How to Create a Case Study that Builds Trust and Motivation (with examples)
Case studies are a very powerful tactic to win the hearts and minds of your audience. They are certainly one of the most effective tactic for converting B2B audiences too.
But what makes an effective case study?
When to use case studies
First you need to be clear on the purpose of the case study, what target audience it is for and what challenges they are facing.
The purpose of a case study is to provide ‘social proof’ and build trust about your ability to solve our customers’ challenges or help them fulfil their aspirations. It also showcases what a successful outcome from your solution looks like, i.e. how you add meaningful value.
It needs to tell a hero story, be realistic, believable, and relevant to your target audience.
Case studies are best used at the consideration/decision stage of the customer journey. They are aware of the problem they want to solve and are looking into solutions and/or choosing between different solutions providers, assessing value vs cost and risk.
Case study checklist
Aim to highlight:
- Challenges the person or organisation was facing before using your solution or an aspiration they were persuing.
- What the customer (can also be a service user, beneficiary, donor or volunteer) had tried to solve these challenges, how they used the solution you endorse/offer.
- The outcomes they saw or the difference it made to their life/role, etc. Think about both short-term and long-term impacts.
- Reservations the customer had to using your solution (e.g. concerns about getting buy-in for our solution from key decision makers, concerns about the time it would take to implement our solution, etc.). How were these overcome? Or perhaps it turned out there was no need to worry about this. Or the value outweighed the cost or time investment
- When relevant, outline what made the customer choose your solution or organisation over others. Who got involved in the decision-making process. How did they buy-in for your solution/action you are encouraging?
- The step-by-step process to using or implementing your solution (or another action you want to encourage). Were there challenges along the way? How were they overcome?
- What was the objective (related to the use of our solution) and was it achieved?
- What they found valuable or enjoyable about the use of your solution or working with your organisation.
- Would they recommend your solution and organisation to others. If so, why?
If you offer sustainability-related data, show how that data is used to inform concrete actions (e.g. mitigation and adaptation) and the impact from these.

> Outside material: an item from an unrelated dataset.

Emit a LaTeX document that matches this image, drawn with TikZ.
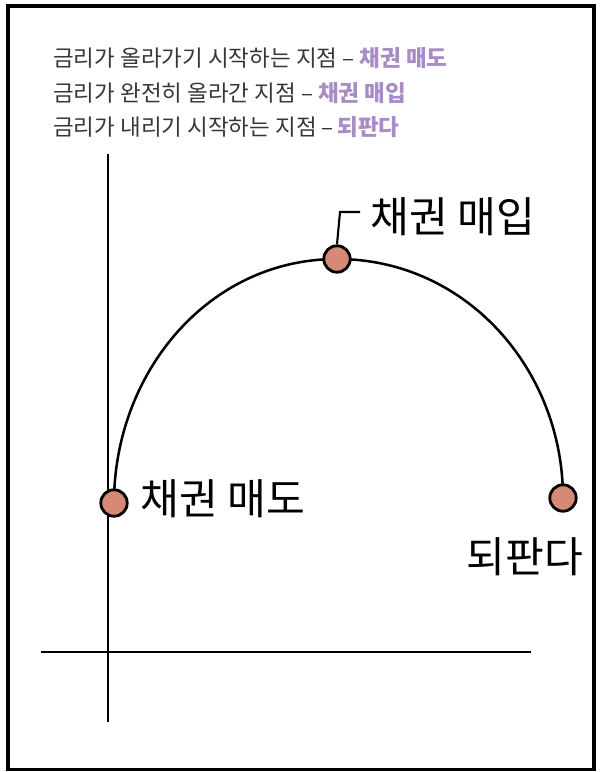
\documentclass[tikz,border=0pt]{standalone}
\usepackage{fontspec}
\usepackage{tikz}
\usetikzlibrary{positioning}
\newfontfamily\kr{Noto Sans CJK KR}
\definecolor{inkgray}{RGB}{55,55,55}
\definecolor{lavender}{RGB}{168,140,198}
\definecolor{salmon}{RGB}{214,138,118}
\newcommand{\hl}[1]{{\color{lavender}\bfseries #1}}
\tikzset{
  frame/.style={draw=black,line width=2.6pt},
  axis/.style={draw=black,line width=1.8pt},
  curve/.style={draw=black,line width=1.8pt},
  leader/.style={draw=black,line width=1.5pt},
  dot/.style={circle,draw=black,line width=2pt,fill=salmon,minimum size=6.6mm,inner sep=0pt},
  hand/.style={font=\kr\fontsize{30}{33}\selectfont,inner sep=0pt},
  note/.style={font=\kr\fontsize{16}{19}\selectfont,text=inkgray,anchor=west,inner sep=0pt}
}

\begin{document}
\begin{tikzpicture}[node distance=0.35cm]
  \useasboundingbox (0,0) rectangle (15,19.3);
  \draw[frame] (0.2,0.06) rectangle (14.85,19.15);

  % legend lines
  \node[note] (rise) at (1.325,17.85) {금리가 올라가기 시작하는 지점 – \hl{채권 매도}};
  \node[note] (peak) at (1.325,16.975) {금리가 완전히 올라간 지점 – \hl{채권 매입}};
  \node[note] (fall) at (1.325,16.125) {금리가 내리기 시작하는 지점 –\,\hl{되판다}};

  % axes
  \coordinate (ytop) at (2.7,15.45);
  \coordinate (ybot) at (2.7,1.25);
  \coordinate (xleft) at (1.025,3.0);
  \coordinate (xright) at (13.275,3.0);
  \draw[axis] (ytop) -- (ybot);
  \draw[axis] (xleft) -- (xright);

  % rate curve
  \coordinate (sellpt) at (2.85,6.725);
  \coordinate (buypt) at (8.425,12.825);
  \coordinate (resalept) at (14.075,6.85);
  \draw[curve] (sellpt) to[out=90,in=180] (buypt) to[out=0,in=90] (resalept);

  \node[dot] (sell) at (sellpt) {};
  \node[dot] (buy) at (buypt) {};
  \node[dot] (resale) at (resalept) {};

  \coordinate (bend) at (8.5,14.0);
  \coordinate (tick) at (9.0,14.0);
  \draw[leader] (buy.north) -- (bend) -- (tick);

  \node[hand,right=0.25cm of tick,yshift=-3pt] (buylbl) {채권 매입};
  \node[hand,right=0.3cm of sell,yshift=3pt] (selllbl) {채권 매도};
  \node[hand] (resalelbl) at (13.125,5.375) {되판다};
\end{tikzpicture}
\end{document}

Example – your solution helped them:- Align their climate change mitigation practices with global best practice.
- Understand the internal processes needed to strengthen and institutionalise their long-term success in responding to climate change.
- Utilize your research reports and data to keep abreast of the various industries’ and peer organisations’ climate efforts to determine areas in which they can improve.
It’s good to include projected cost savings from planned mitigation measures informed by your solution.
Example: an impactful case study from CDP
Back when I worked at CDP, we published this case study about CDP’s data. It aimed to help reach and attract a new audience for CDP (formerly Carbon Disclose Project) – government authorities. It led to a new partnership with New York Port Authority – the state took the case study to the rest of the public authorities that it runs as evidence for the benefits of CDP’s product (environmental disclosure through CDP’s platform) for the port authority and proposed a roll-out across the rest of its institution.
Subsequently, New York requested all of their 12 public authorities to disclose their
environmental impact through CDP in the coming 1-2 years.
Example: an effective case study from DKMS
The main goal of DKMS is to register stem cell donors who can give a potentially lifesaving donation to people with blood cancers and blood disorders. When I worked at DKMS, online registrations for stem cell donors were a key performance indicator (KPI) for the Marketing and Communications team.
In time for Valentine’s day in 2019, we sourced and published this donor story related to Valentine’s day. Our PR officer then sold in the story to a media outlet based in the donor’s place of birth. Parallel to that, we promoted the story on social media.
The case study led to a high number of new requests for donor registration kits.
The Facebook post alone got 765 likes, 222 shares and 28 comments.

When approached strategically, case studies can really add an unparalleled level of credibility, trust and concreteness. Thus, help your audience get a clear sense of how you can help them solve key challenges they are facing and encourage them to take the action you want to move them towards.
What impactful case studies have you seen or worked on?